Le Noël des pauvres au château

Les cadeaux de la Princesse von A.

le 27 décembre 1940

Lettre commune

Mes chers, quelle joie d'avoir un moment pour m'entretenir à nouveau avec vous!

Je vous ai raconté, je crois, le voyage du sapin de Noël. Samedi passé, sans que personne ne s'en aperçoive, il s'est trouvé dans le salon, tout seul et digne comme un beau roi.

Après souper, la cérémonie de "l'habillage" a commencé. Toute la semaine, nous avions mis des ficelles à des biscuits, à des petits sucres, nous avions emballés des pralines dans des papiers de couleur et avions raccommodé les chaînes mal en point. Nous avons beaucoup de travail car nous avons garni 3 arbres. Le nôtre, celui des domestiques et celui des pauvres. Mais quelle joie de préparer cela et quelle joie de monter sur des échelles et de garnir les branches des 3 sapins! Quelle joie de laisser tomber "presque exprès" un petit sucre par terre pour pouvoir le manger!... Nous étions fous!

Dimanche, la cérémonie a continué et lundi, personne n'a eu la permission d'entrer au salon, si ce n'est les grandes personnes! (J'en étais!)

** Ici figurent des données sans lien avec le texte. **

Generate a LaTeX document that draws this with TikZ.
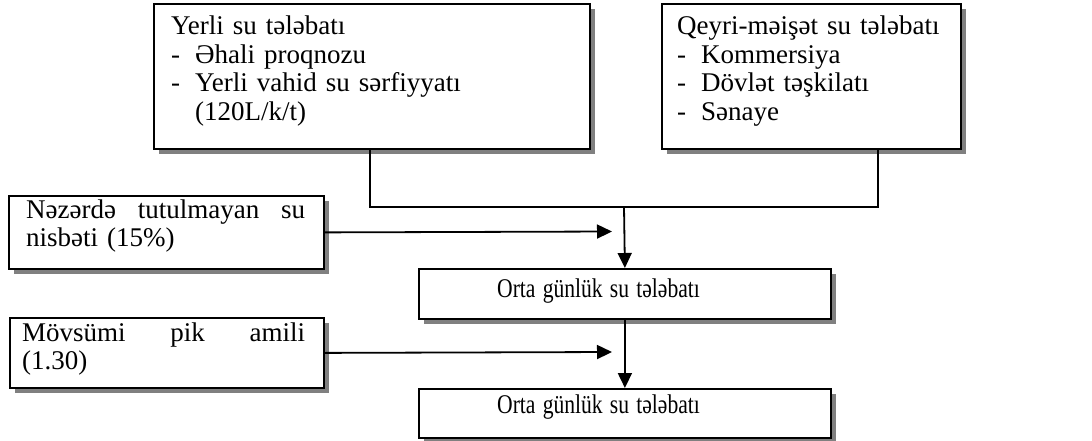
\documentclass[tikz,border=0pt]{standalone}
\usepackage{graphicx}
\usepackage{fontspec}
\setmainfont{Liberation Serif}
\usetikzlibrary{arrows.meta,shadows}

\tikzset{
  box/.style={draw=black, line width=1.8pt, fill=white, rectangle, inner sep=0pt,
    anchor=north west,
    drop shadow={shadow xshift=5pt, shadow yshift=-5pt, fill=black!50, opacity=1}},
  txt/.style={inner sep=0pt, anchor=base west, align=left, text width=400pt,
    font=\fontsize{27}{28.5}\selectfont},
  link/.style={line width=1.8pt},
  arr/.style={link, -{Triangle[length=15pt,width=14pt]}},
}
\newcommand{\itemdash}{\makebox[24pt][l]{-}}
\newcommand{\narrowtext}[1]{\scalebox{0.80}[1]{#1}}

\begin{document}
\begin{tikzpicture}[x=1pt, y=-1pt]
  \useasboundingbox (0,0) rectangle (1092,441);

  % demand source boxes
  \node[box, minimum width=436pt, minimum height=145pt] (yerli) at (153,3) {};
  \node[txt] (yerlitxt) at (171,35) {Yerli su tələbatı\\
    \itemdash Əhali proqnozu\\
    \itemdash Yerli vahid su sərfiyyatı\\
    \hspace*{24pt}(120L/k/t)};

  \node[box, minimum width=299pt, minimum height=145pt] (qeyri) at (661,3) {};
  \node[txt] (qeyritxt) at (677,35) {Qeyri-məişət su tələbatı\\
    \itemdash Kommersiya\\
    \itemdash Dövlət təşkilatı\\
    \itemdash Sənaye};

  % factor boxes on the left
  \node[box, minimum width=315pt, minimum height=73pt] (nezerde) at (8,195) {};
  \node[txt] (nezerdetxt) at (26,218)
    {\makebox[279pt][l]{Nəzərdə\hfill tutulmayan\hfill su}\\nisbəti (15\%)};

  \node[box, minimum width=314pt, minimum height=70pt] (movsumi) at (9,317) {};
  \node[txt] (movsumitxt) at (22,341)
    {\makebox[283pt][l]{Mövsümi\hfill pik\hfill amili}\\(1.30)};

  % result boxes
  \node[box, minimum width=412pt, minimum height=50pt] (orta1) at (418,268) {};
  \node[txt] (orta1txt) at (497,297) {\narrowtext{Orta günlük su tələbatı}};

  \node[box, minimum width=412pt, minimum height=49pt] (orta2) at (418,388) {};
  \node[txt] (orta2txt) at (497,413) {\narrowtext{Orta günlük su tələbatı}};

  % connectors
  \coordinate (join) at (624,207);
  \coordinate (tip1) at (612,231.5);
  \coordinate (tip2) at (612,352);
  \draw[link] ([xshift=217pt]yerli.south west) |- (join)
    -| ([xshift=217pt]qeyri.south west);
  \draw[arr] (join) -- (orta1.north);
  \draw[arr] (nezerde.east) -- (tip1);
  \draw[arr] (orta1.south) -- (orta2.north);
  \draw[arr] (movsumi.east) -- (tip2);
\end{tikzpicture}
\end{document}
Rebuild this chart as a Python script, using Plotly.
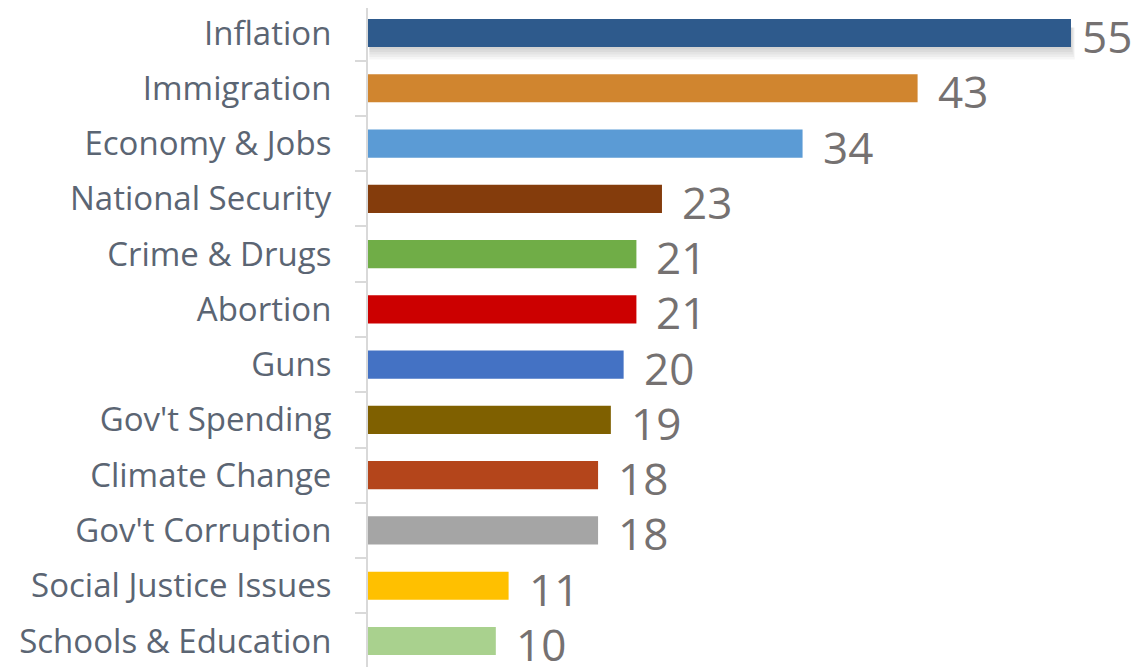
import plotly.graph_objects as go

categories = ["Inflation", "Immigration", "Economy & Jobs", "National Security",
              "Crime & Drugs", "Abortion", "Guns", "Gov't Spending",
              "Climate Change", "Gov't Corruption", "Social Justice Issues",
              "Schools & Education"]
values = [55, 43, 34, 23, 21, 21, 20, 19, 18, 18, 11, 10]
colors = ["#2E5A8C", "#D0852F", "#5B9BD5", "#843C0C", "#70AD47", "#CC0000",
          "#4472C4", "#7F6000", "#B4451B", "#A5A5A5", "#FFC000", "#A9D18E"]

fig = go.Figure()
fig.add_trace(go.Bar(
    x=values, y=categories, orientation="h",
    marker=dict(color=colors, line=dict(width=0)),
    hoverinfo="skip",
))

# soft shadow under the top bar
top_val = values[0]
for k in range(1, 6):
    fig.add_shape(type="rect", xref="x", yref="y", layer="below",
                  x0=0.1, x1=top_val + 0.06 * k,
                  y0=-0.1, y1=0.255 + 0.045 * k,
                  fillcolor="rgba(0,0,0,0.035)", line=dict(width=0))

vmax = max(values)
for c, v in zip(categories, values):
    fig.add_annotation(x=v, y=c, text=str(v), showarrow=False,
                       xanchor="left", yanchor="middle",
                       xshift=18 if v < vmax else 9, yshift=-3,
                       font=dict(family="Open Sans", size=44, color="#757171"))

n = len(categories)
fig.update_layout(
    width=1132, height=659,
    margin=dict(l=360, r=0, t=0, b=0),
    plot_bgcolor="white", paper_bgcolor="white",
    bargap=0.49, showlegend=False,
    font=dict(family="Open Sans"),
)
fig.update_xaxes(range=[0, 60.4], visible=False, showgrid=False, zeroline=False)
fig.update_yaxes(
    categoryorder="array", categoryarray=categories,
    range=[n - 0.53, -0.452],
    showline=True, linecolor="#D9D9D9", linewidth=2,
    ticks="outside", ticklen=11, tickcolor="#D9D9D9", tickwidth=2,
    tickson="boundaries", ticklabelstandoff=28,
    tickfont=dict(family="Open Sans", size=33, color="#5B6573"),
    showgrid=False, zeroline=False,
)

fig.write_html("out.html")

Mardi 24, à midi, a eu lieu le Noël des enfants pauvres. Il avait lieu dans une salle basse, bien chauffée, meublée d'une longue table et de bancs. 40 enfants mal habillés, sales, pâles, timides étaient assis devant une bonne assiette de soupe épaisse et nourrissante et un gros morceau de pain noir. A un signal, le plus grand d'entre eux a fait la prière en slovène et c'est seulement après le signe de croix final qu'ils ont commencé à dévorer la soupe, sans dire un mot. La Princesse et moi faisions l'office de "reservir". A 3h., ils revinrent tous avec leur mère pour recevoir un paquet préparé par la Princesse dans lequel on met des chaussures, des bas de laine, des habits, un jouet et une grosse tresse. L'arbre était allumé; les paquets attendaient sur une table, et ils étaient tous là, serrés autour de leurs mères, comme des agneaux étonnés.

Alors la Princesse prit chaque paquet et, à l'appel du nom inscrit dessus, le remit à chacune des femmes.

Puis, en signe de reconnaissance, elles se regroupèrent et chantèrent, d'abord timidement puis plus fort, "Voici Noël" en slovène. Pendant ce temps, nous dégarnissions l'arbre pour distribuer les sucreries aux enfants.

Nous nous sommes un peu retirés et toutes les femmes et tous les enfants sont venus un à un, baiser la main de la Princesse, très émue. Elle avait les yeux pleins de larmes et elle tendait sa main avec tant de naturel que je l'ai trouvée du coup quatre fois plus sympathique. On sent qu'elle aime ces malheureux. Elle a préparé chacun de ces paquets elle-même avec beaucoup d'amour. Ils auront à manger tous les jours pendant 3 mois. Jusqu'à ce que l'hiver soit passé!